● Aim:
With pictures left out, extract every line between the start of the records below and the line holding "return (base - py) / pyu", inclusive.

● Dataset excerpt:
------------------------------------------------------------

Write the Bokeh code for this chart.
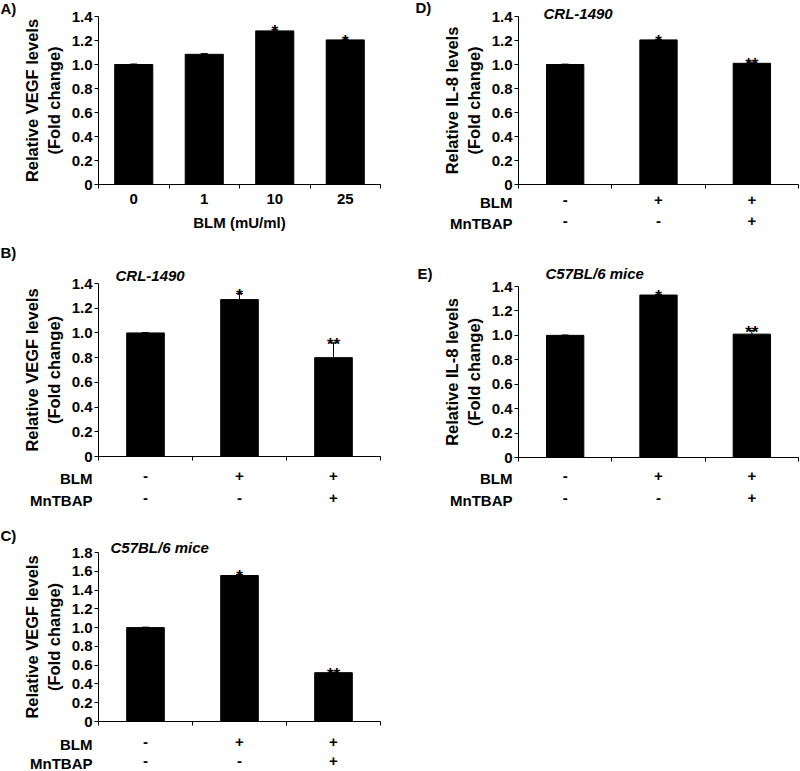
from bokeh.plotting import figure
from bokeh.models import (Range1d, LinearAxis, FixedTicker, Whisker, TeeHead,
                          ColumnDataSource, NumeralTickFormatter, Label)
from bokeh.layouts import row, column
from bokeh.embed import file_html
from bokeh.resources import INLINE
from bokeh.core.properties import value

FONT = "Liberation Sans"

# ---------------- data ----------------
# Panel A: VEGF vs BLM dose
a_cats = ["0", "1", "10", "25"]
a_vals = [1.00, 1.085, 1.28, 1.205]
a_errs = [0.004, 0.006, 0.010, 0.006]
a_sig = ["", "", "*", "*"]

# Panels B-E: treatment groups
grp_cats = ["control", "BLM", "BLM+MnTBAP"]
row_names = ["BLM", "MnTBAP"]
blm_row = ["-", "+", "+"]
mntbap_row = ["-", "-", "+"]

b_vals = [1.00, 1.27, 0.80]
b_errs = [0.003, 0.05, 0.12]
b_sig = ["", "*", "**"]

c_vals = [1.00, 1.555, 0.52]
c_errs = [0.005, 0.010, 0.006]
c_sig = ["", "*", "**"]

d_vals = [1.00, 1.205, 1.01]
d_errs = [0.003, 0.004, 0.010]
d_sig = ["", "*", "**"]

e_vals = [1.00, 1.33, 1.01]
e_errs = [0.003, 0.005, 0.030]
e_sig = ["", "*", "**"]


def style_text_axis(ax, standoff):
    ax.axis_line_color = None
    ax.major_tick_line_color = None
    ax.minor_tick_line_color = None
    ax.major_tick_out = 0
    ax.major_tick_in = 0
    ax.major_label_standoff = standoff
    ax.major_label_text_font = FONT
    ax.major_label_text_font_style = "bold"
    ax.major_label_text_font_size = "15px"
    ax.major_label_text_color = "black"
    return ax


def make_panel(cats, vals, errs, sig, ymax, ylabel, letter, title,
               W, H, ax0, fw, top, base, bar_w, letter_pos, title_pos=None,
               rows=None, row_dy=(22, 44), xlabel=None, tick_dy=17):
    """Layout given in figure pixels: y axis at x=ax0, categories span fw px,
    y=ymax at pixel row `top`, y=0 at pixel row `base`."""
    n = len(cats)
    pxu = fw / n                    # px per category slot
    pyu = (base - top) / ymax       # px per y unit

    def dx(px):
        return (px - ax0) / pxu

    def dy(py):
        return (base - py) / pyu

    centers = [i + 0.5 for i in range(n)]
    src = ColumnDataSource(dict(x=centers, cat=cats, val=vals,
                                up=[v + e for v, e in zip(vals, errs)], sig=sig))
    p = figure(width=W, height=H,
               x_range=Range1d(dx(0), dx(W)), y_range=Range1d(dy(H), dy(0)),
               x_axis_location=None, y_axis_location=None,
               output_backend="svg", toolbar_location=None,
               min_border_left=0, min_border_right=0,
               min_border_top=0, min_border_bottom=0)
    p.outline_line_color = None
    p.background_fill_color = "white"
    p.title.visible = False
    for g in p.grid:
        g.visible = False

    # y axis, pinned at x = 0
    yticks = [round(0.2 * i, 1) for i in range(int(round(ymax / 0.2)) + 1)]
    yax = LinearAxis(ticker=FixedTicker(ticks=yticks),
                     formatter=NumeralTickFormatter(format="0.0"),
                     major_label_overrides={0: "0"},
                     axis_label=ylabel, fixed_location=0, bounds=(0, ymax))
    yax.major_tick_out = 4
    yax.major_tick_in = 0
    yax.minor_tick_line_color = None
    yax.axis_line_color = "black"
    yax.major_tick_line_color = "black"
    yax.major_label_text_font = FONT
    yax.major_label_text_font_style = "bold"
    yax.major_label_text_font_size = "15px"
    yax.major_label_text_color = "black"
    yax.major_label_standoff = 2
    yax.axis_label_text_font = FONT
    yax.axis_label_text_font_style = "bold"
    yax.axis_label_text_font_size = "16.5px"
    yax.axis_label_text_color = "black"
    yax.axis_label_standoff = 6
    p.add_layout(yax, "left")

    # x axis line at y = 0 with ticks at category boundaries
    bax = LinearAxis(ticker=FixedTicker(ticks=list(range(n + 1))),
                     fixed_location=0, bounds=(0, n))
    bax.major_tick_out = 4
    bax.major_tick_in = 0
    bax.minor_tick_line_color = None
    bax.major_label_text_font_size = "0px"
    bax.major_label_text_color = None
    bax.axis_line_color = "black"
    bax.major_tick_line_color = "black"
    p.add_layout(bax, "below")

    def add_label(px, py, text, align="left", style="bold"):
        p.add_layout(Label(x=dx(px), y=dy(py), text=text, text_font=FONT,
                           text_font_style=style, text_font_size="15px",
                           text_color="black", text_align=align,
                           text_baseline="middle"))

    if rows is None:
        ax = style_text_axis(LinearAxis(ticker=FixedTicker(ticks=centers),
                                        major_label_overrides=dict(zip(centers, cats)),
                                        fixed_location=0, bounds=(0, n)),
                             tick_dy - 8)
        ax.axis_label = xlabel
        ax.axis_label_text_font = FONT
        ax.axis_label_text_font_style = "bold"
        ax.axis_label_text_font_size = "15px"
        ax.axis_label_text_color = "black"
        ax.axis_label_standoff = 7
        p.add_layout(ax, "below")
    else:
        for name, labels, d in zip(row_names, rows, row_dy):
            ax = style_text_axis(LinearAxis(ticker=FixedTicker(ticks=centers),
                                            major_label_overrides=dict(zip(centers, labels)),
                                            fixed_location=0, bounds=(0, n)),
                                 d - 8)
            p.add_layout(ax, "below")
            add_label(ax0 - 6, base + d, name, align="right")

    # bars, error bars, significance marks
    p.vbar(x="x", top="val", width=bar_w, source=src,
           fill_color="black", line_color="black")
    p.add_layout(Whisker(base="x", lower="val", upper="up", source=src,
                         line_color="black", line_width=1,
                         upper_head=TeeHead(size=7, line_color="black"),
                         lower_head=None))
    p.text(x="x", y="up", text="sig", source=src, text_align="center",
           text_baseline="alphabetic", y_offset=2,
           text_font=value(FONT), text_font_style="bold",
           text_font_size="17px", text_color="black")

    # panel letter and title
    add_label(letter_pos[0], letter_pos[1], letter)
    if title:
        add_label(title_pos[0], title_pos[1], title, style="bold italic")
    return p


rows = [blm_row, mntbap_row]

pa = make_panel(a_cats, a_vals, a_errs, a_sig, 1.4,
                "Relative VEGF levels\n(Fold change)", "A)", None,
                400, 240, 98, 282, 16, 184, 0.54, (0, 8),
                xlabel="BLM (mU/ml)", tick_dy=17)
pb = make_panel(grp_cats, b_vals, b_errs, b_sig, 1.4,
                "Relative VEGF levels\n(Fold change)", "B)", "CRL-1490",
                400, 275, 98, 282, 43, 216, 0.40, (0, 12), (115, 35),
                rows=rows, row_dy=(22, 44))
pc = make_panel(grp_cats, c_vals, c_errs, c_sig, 1.8,
                "Relative VEGF levels\n(Fold change)", "C)", "C57BL/6 mice",
                400, 256, 98, 282, 37, 206, 0.40, (0, 20), (110, 32),
                rows=rows, row_dy=(23, 42))
pd = make_panel(grp_cats, d_vals, d_errs, d_sig, 1.4,
                "Relative IL-8 levels\n(Fold change)", "D)", "CRL-1490",
                400, 260, 118, 280, 16, 184, 0.40, (15, 7), (143, 13),
                rows=rows, row_dy=(18, 39))
pe = make_panel(grp_cats, e_vals, e_errs, e_sig, 1.4,
                "Relative IL-8 levels\n(Fold change)", "E)", "C57BL/6 mice",
                400, 275, 118, 280, 26, 197, 0.40, (17, 13), (145, 13),
                rows=rows, row_dy=(21, 43))

layout = row(column(pa, pb, pc, spacing=0), column(pd, pe, spacing=0), spacing=0)

open("out.html", "w").write(file_html(layout, INLINE))
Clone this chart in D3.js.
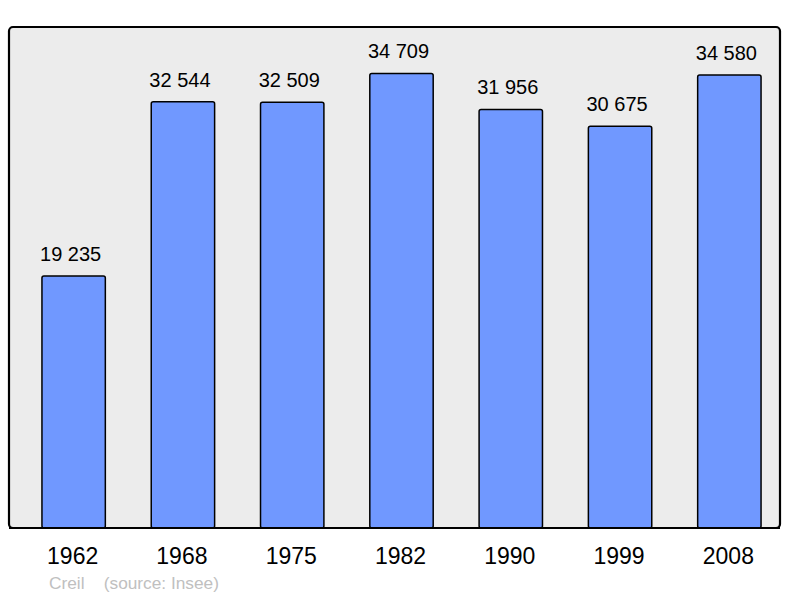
<!DOCTYPE html>
<html>
<head>
<meta charset="utf-8">
<script src="https://d3js.org/d3.v7.min.js"></script>
<style>
body { margin: 0; background: #fff; }
text { font-family: "Liberation Sans", Arial, sans-serif; }
</style>
</head>
<body>
<svg width="800" height="598"></svg>
<script>
// population by census year
var years = ["1962", "1968", "1975", "1982", "1990", "1999", "2008"];
var population = [19235, 32544, 32509, 34709, 31956, 30675, 34580];
var town = "Creil";
var source = "(source: Insee)";

var svg = d3.select("svg");

// panel bounds
var pLeft = 9, pRight = 780, pTop = 27, pBottom = 528;

// x scale for bars
var x = d3.scaleBand()
	.domain(years)
	.range([19, 784])
	.paddingInner(0.42)
	.paddingOuter(0.21);

// y scale
var y = d3.scaleLinear()
	.domain([0, 38250])
	.range([pBottom, pTop]);

// gray panel
svg.append("rect")
	.attr("x", pLeft)
	.attr("y", pTop)
	.attr("width", pRight - pLeft)
	.attr("height", pBottom - pTop)
	.attr("rx", 4)
	.attr("fill", "#ececec")
	.attr("stroke", "#000")
	.attr("stroke-width", 2.2);

// bars
svg.append("g")
	.selectAll("rect")
	.data(population)
	.enter().append("rect")
		.attr("x", function(d, i) { return x(years[i]); })
		.attr("y", function(d) { return y(d); })
		.attr("width", x.bandwidth())
		.attr("height", function(d) { return pBottom - y(d); })
		.attr("rx", 2)
		.attr("fill", "#7098ff")
		.attr("stroke", "#000")
		.attr("stroke-width", 1.5);

// redraw the bottom edge of panel over the bars
svg.append("line")
	.attr("x1", pLeft)
	.attr("x2", pRight)
	.attr("y1", pBottom)
	.attr("y2", pBottom)
	.attr("stroke", "#000")
	.attr("stroke-width", 2.2);

// value labels (sit a little left of bar centre)
svg.append("g")
	.selectAll("text")
	.data(population)
	.enter().append("text")
		.attr("x", function(d, i) { return x(years[i]) + x.bandwidth() / 2 - 3; })
		.attr("y", function(d) { return y(d) - 15; })
		.attr("text-anchor", "middle")
		.attr("font-size", 20)
		.attr("fill", "#000")
		.text(function(d) { return d3.format(",")(d).replace(",", " "); });

// year labels
svg.append("g")
	.selectAll("text")
	.data(years)
	.enter().append("text")
		.attr("x", function(d) { return x(d) + x.bandwidth() / 2 - 1; })
		.attr("y", 564)
		.attr("text-anchor", "middle")
		.attr("font-size", 23)
		.attr("fill", "#000")
		.text(function(d) { return d; });

// caption
svg.append("text")
	.attr("x", 49)
	.attr("y", 589)
	.attr("font-size", 17.3)
	.attr("fill", "#c0c0c0")
	.attr("xml:space", "preserve")
	.text(town + "    " + source);
</script>
</body>
</html>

------------------------------------------------------------

● Exercise solution:
Write the Bokeh code for this chart.
from bokeh.plotting import figure
from bokeh.models import (Range1d, LinearAxis, FixedTicker, Whisker, TeeHead,
                          ColumnDataSource, NumeralTickFormatter, Label)
from bokeh.layouts import row, column
from bokeh.embed import file_html
from bokeh.resources import INLINE
from bokeh.core.properties import value

FONT = "Liberation Sans"

# ---------------- data ----------------
# Panel A: VEGF vs BLM dose
a_cats = ["0", "1", "10", "25"]
a_vals = [1.00, 1.085, 1.28, 1.205]
a_errs = [0.004, 0.006, 0.010, 0.006]
a_sig = ["", "", "*", "*"]

# Panels B-E: treatment groups
grp_cats = ["control", "BLM", "BLM+MnTBAP"]
row_names = ["BLM", "MnTBAP"]
blm_row = ["-", "+", "+"]
mntbap_row = ["-", "-", "+"]

b_vals = [1.00, 1.27, 0.80]
b_errs = [0.003, 0.05, 0.12]
b_sig = ["", "*", "**"]

c_vals = [1.00, 1.555, 0.52]
c_errs = [0.005, 0.010, 0.006]
c_sig = ["", "*", "**"]

d_vals = [1.00, 1.205, 1.01]
d_errs = [0.003, 0.004, 0.010]
d_sig = ["", "*", "**"]

e_vals = [1.00, 1.33, 1.01]
e_errs = [0.003, 0.005, 0.030]
e_sig = ["", "*", "**"]


def style_text_axis(ax, standoff):
    ax.axis_line_color = None
    ax.major_tick_line_color = None
    ax.minor_tick_line_color = None
    ax.major_tick_out = 0
    ax.major_tick_in = 0
    ax.major_label_standoff = standoff
    ax.major_label_text_font = FONT
    ax.major_label_text_font_style = "bold"
    ax.major_label_text_font_size = "15px"
    ax.major_label_text_color = "black"
    return ax


def make_panel(cats, vals, errs, sig, ymax, ylabel, letter, title,
               W, H, ax0, fw, top, base, bar_w, letter_pos, title_pos=None,
               rows=None, row_dy=(22, 44), xlabel=None, tick_dy=17):
    """Layout given in figure pixels: y axis at x=ax0, categories span fw px,
    y=ymax at pixel row `top`, y=0 at pixel row `base`."""
    n = len(cats)
    pxu = fw / n                    # px per category slot
    pyu = (base - top) / ymax       # px per y unit

    def dx(px):
        return (px - ax0) / pxu

    def dy(py):
        return (base - py) / pyu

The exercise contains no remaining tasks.